━━━━━ Information supplied

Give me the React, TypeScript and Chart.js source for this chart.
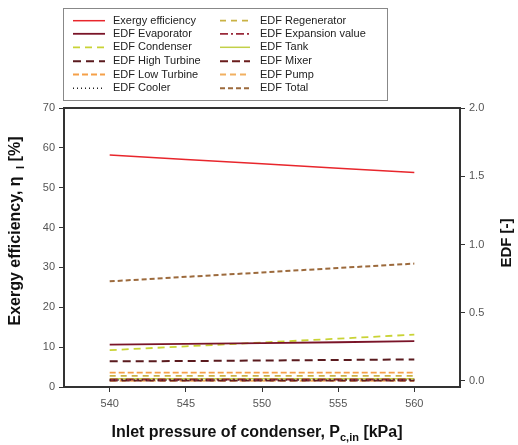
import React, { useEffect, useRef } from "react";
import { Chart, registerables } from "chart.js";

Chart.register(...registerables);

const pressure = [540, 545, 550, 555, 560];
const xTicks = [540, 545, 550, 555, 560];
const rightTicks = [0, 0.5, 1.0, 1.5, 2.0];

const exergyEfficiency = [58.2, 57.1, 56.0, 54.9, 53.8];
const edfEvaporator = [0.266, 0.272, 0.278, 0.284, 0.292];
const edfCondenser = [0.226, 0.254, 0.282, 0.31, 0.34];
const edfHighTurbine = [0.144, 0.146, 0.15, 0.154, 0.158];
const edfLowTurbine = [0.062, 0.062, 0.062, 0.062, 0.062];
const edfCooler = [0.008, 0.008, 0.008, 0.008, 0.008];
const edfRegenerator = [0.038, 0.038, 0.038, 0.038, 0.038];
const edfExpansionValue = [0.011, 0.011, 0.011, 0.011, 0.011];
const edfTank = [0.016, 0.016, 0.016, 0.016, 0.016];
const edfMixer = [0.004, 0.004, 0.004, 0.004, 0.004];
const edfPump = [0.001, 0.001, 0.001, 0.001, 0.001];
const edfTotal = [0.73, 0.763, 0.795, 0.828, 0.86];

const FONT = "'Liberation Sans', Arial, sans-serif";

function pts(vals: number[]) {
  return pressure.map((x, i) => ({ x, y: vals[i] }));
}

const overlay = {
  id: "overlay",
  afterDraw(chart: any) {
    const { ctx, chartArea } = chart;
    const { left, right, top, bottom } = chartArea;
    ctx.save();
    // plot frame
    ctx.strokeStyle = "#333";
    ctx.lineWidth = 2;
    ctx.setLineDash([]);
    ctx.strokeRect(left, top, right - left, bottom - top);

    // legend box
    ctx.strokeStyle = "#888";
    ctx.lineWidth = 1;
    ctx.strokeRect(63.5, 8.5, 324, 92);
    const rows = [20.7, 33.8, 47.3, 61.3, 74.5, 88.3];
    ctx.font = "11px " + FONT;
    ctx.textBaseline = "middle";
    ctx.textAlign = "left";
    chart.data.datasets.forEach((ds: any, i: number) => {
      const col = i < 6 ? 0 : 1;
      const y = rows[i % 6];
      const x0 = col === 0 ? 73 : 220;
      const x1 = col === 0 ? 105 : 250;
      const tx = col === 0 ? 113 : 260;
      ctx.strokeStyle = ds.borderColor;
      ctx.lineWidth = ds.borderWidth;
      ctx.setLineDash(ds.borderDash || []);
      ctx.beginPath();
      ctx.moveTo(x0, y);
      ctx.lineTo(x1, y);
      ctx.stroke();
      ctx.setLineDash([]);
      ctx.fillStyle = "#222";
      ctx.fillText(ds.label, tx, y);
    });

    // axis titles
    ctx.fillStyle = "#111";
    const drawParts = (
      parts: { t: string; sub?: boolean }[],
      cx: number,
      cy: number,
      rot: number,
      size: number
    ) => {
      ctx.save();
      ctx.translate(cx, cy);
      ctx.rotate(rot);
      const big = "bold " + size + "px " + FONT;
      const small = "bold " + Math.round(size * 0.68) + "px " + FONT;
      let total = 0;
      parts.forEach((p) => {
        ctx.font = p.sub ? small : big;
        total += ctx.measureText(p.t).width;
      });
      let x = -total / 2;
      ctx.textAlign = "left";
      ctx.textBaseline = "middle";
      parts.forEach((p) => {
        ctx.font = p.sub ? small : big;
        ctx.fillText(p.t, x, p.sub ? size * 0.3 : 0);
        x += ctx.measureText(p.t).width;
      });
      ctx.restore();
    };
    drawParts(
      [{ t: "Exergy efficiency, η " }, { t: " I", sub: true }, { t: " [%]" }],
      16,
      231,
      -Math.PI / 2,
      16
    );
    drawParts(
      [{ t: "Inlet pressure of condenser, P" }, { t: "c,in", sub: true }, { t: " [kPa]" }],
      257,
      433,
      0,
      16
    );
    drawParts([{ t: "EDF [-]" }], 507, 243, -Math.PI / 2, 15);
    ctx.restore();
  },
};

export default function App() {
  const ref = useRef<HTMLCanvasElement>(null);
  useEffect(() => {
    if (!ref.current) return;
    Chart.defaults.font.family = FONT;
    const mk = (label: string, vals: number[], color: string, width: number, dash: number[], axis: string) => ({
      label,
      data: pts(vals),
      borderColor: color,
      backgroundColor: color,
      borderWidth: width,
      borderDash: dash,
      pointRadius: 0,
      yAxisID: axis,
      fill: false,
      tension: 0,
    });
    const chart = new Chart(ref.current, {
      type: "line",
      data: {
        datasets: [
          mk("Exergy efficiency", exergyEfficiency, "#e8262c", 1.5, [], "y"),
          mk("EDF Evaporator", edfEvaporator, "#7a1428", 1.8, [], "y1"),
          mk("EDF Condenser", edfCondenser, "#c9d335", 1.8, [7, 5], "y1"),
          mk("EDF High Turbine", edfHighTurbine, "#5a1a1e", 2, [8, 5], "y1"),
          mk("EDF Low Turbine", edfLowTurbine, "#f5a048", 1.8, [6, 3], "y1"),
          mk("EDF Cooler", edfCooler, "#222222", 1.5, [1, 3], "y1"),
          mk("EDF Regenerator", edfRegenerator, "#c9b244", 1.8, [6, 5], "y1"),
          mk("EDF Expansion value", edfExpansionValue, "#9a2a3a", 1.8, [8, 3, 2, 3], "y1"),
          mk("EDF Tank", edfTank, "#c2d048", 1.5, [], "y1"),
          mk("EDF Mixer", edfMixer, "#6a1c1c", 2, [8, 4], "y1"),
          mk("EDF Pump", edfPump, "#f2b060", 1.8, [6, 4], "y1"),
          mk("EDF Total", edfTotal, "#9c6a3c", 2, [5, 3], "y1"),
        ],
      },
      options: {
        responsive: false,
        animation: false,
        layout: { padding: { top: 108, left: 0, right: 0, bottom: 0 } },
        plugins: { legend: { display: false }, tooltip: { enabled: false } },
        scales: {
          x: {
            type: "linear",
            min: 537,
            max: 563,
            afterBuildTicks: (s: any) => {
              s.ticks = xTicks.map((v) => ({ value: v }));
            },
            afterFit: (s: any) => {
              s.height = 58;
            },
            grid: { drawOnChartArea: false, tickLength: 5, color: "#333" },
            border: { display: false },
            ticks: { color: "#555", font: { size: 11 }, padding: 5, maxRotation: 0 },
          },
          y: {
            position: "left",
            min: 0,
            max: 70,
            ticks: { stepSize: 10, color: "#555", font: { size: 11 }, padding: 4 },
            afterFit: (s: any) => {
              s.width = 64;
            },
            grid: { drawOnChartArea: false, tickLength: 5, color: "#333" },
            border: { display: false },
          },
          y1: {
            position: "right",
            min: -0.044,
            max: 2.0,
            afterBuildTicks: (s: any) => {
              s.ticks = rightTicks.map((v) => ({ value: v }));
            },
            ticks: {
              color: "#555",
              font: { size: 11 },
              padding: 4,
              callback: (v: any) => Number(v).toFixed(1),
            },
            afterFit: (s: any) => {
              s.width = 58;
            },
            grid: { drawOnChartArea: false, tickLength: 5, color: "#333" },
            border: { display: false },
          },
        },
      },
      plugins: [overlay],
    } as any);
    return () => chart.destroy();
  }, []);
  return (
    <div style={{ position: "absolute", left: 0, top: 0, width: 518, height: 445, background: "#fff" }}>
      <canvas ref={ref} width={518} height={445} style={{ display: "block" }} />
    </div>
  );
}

━━━━━━━━━━

> Task details: Begin at the top of the material above and output each line exactly, stopping after the line that holds "const rightTicks = [0, 0.5, 1.0, 1.5, 2.0];". Leave out pictures.

> Completed exercise:
Give me the React, TypeScript and Chart.js source for this chart.
import React, { useEffect, useRef } from "react";
import { Chart, registerables } from "chart.js";

Chart.register(...registerables);

const pressure = [540, 545, 550, 555, 560];
const xTicks = [540, 545, 550, 555, 560];
const rightTicks = [0, 0.5, 1.0, 1.5, 2.0];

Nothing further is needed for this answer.